:: Data provided

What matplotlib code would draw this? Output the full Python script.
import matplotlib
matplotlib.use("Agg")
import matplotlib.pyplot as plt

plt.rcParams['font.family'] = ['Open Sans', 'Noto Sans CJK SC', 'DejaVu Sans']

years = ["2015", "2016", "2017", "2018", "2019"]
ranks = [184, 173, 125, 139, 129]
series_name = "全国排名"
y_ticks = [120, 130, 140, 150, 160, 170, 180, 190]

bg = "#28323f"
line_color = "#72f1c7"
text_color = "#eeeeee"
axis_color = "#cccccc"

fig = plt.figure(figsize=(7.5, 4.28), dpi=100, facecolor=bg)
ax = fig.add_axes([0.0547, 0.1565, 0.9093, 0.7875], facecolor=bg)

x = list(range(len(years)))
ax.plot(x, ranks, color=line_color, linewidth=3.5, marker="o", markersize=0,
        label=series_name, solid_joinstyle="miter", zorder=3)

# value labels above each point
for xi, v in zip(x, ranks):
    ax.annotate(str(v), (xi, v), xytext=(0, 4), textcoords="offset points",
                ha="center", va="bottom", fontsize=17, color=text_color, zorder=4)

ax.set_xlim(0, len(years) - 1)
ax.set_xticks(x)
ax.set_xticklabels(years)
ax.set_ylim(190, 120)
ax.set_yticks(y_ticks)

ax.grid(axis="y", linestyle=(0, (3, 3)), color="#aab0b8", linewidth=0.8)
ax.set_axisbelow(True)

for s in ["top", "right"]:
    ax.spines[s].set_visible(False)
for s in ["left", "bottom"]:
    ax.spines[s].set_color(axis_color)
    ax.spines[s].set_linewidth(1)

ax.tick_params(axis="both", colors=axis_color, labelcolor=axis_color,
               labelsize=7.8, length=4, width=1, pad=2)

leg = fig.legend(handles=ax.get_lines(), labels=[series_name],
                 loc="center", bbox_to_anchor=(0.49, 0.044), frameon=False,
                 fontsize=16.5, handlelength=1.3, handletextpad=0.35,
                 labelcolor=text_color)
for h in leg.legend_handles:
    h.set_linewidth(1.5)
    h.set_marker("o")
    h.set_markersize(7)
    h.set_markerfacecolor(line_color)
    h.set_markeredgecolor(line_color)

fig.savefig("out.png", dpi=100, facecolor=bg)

::::

> [Aim of the task]
Show all lines from the data above in which the word "matplotlib" appears.

> [Full solution]
What matplotlib code would draw this? Output the full Python script.
import matplotlib
matplotlib.use("Agg")
import matplotlib.pyplot as plt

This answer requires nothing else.